No assunto-chave — o café —, JK falou sem adornos: “Não faltará o meu governo ao café e aos cafeicultores”. Afirmou que a defesa do principal gerador de divisas passava por medidas “comprovadamente úteis”, como Regulamento de Embarque, financiamento adequado e combate à fraude. E cobrou corresponsabilidade no campo: “Precisamos oferecer aos nossos clientes cafés finos”, associando competitividade à qualidade e à produtividade, do terreiro ao porão do navio.

Houve, também, um recado de política econômica doméstica. O presidente ressaltou que o país não avançaria “apenas poupando” ou permanecendo na defensiva: seria preciso “criar e provocar prosperidade”, abrindo portas aos investimentos produtivos. Rechaçou caricaturas sobre “capital colonizador” e preferiu falar em alianças que preservassem a soberania e acelerassem a industrialização.

Entre uma solenidade e outra, a cidade viu passar um cortejo de nomes conhecidos — o governador Jânio Quadros, parlamentares, chefes militares, dirigentes do sistema financeiro e lideranças do comércio. No melhor sentido da palavra, foi um dia de Estado: o porto, a refinaria, a fábrica, a tribuna e as câmeras compondo o mosaico de um Brasil que se pretendia moderno.

Encerrado o banquete, JK visitou as obras do A.P.I., reforçando a mensagem de que infraestrutura urbana e crescimento caminhavam juntos. O fecho da jornada retomou a cena portuária: no cais, sob o compasso dos guindastes, o presidente embarcou no cruzador “Almirante Barroso” de volta ao Rio de Janeiro, deixando atrás de si discursos, compromissos e a assinatura recém-inscrita em um livro de visitas que a cidade trata como relíquia.

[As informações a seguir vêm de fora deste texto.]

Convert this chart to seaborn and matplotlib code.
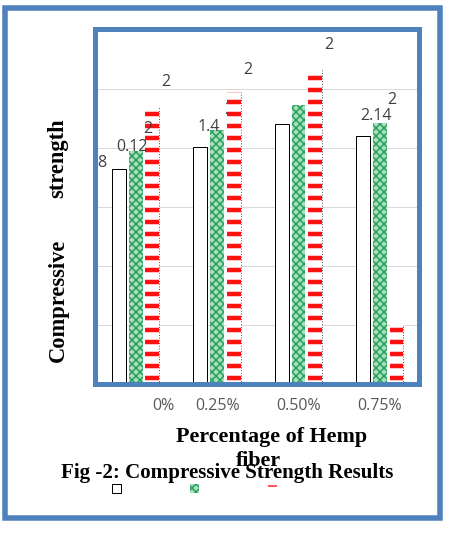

Ao fim, Santos testemunhou o que esperava ver: um presidente que, quase um ano após a posse, quis medir de perto o pulso do maior porto exportador de café, falar a uma plateia exigente e registrar, com frases curtas e promessas objetivas, que havia método e direção. “Somos um país importante”, disse, lembrando que o nacionalismo que se preza “é a favor e não contra a Nação”. Naquela terça-feira luminosa, a Baixada respondeu com o eco das marés: ouviu, debateu e quis cobrar — como convém a uma cidade que aprendeu, muito cedo, a pensar o Brasil a partir do cais.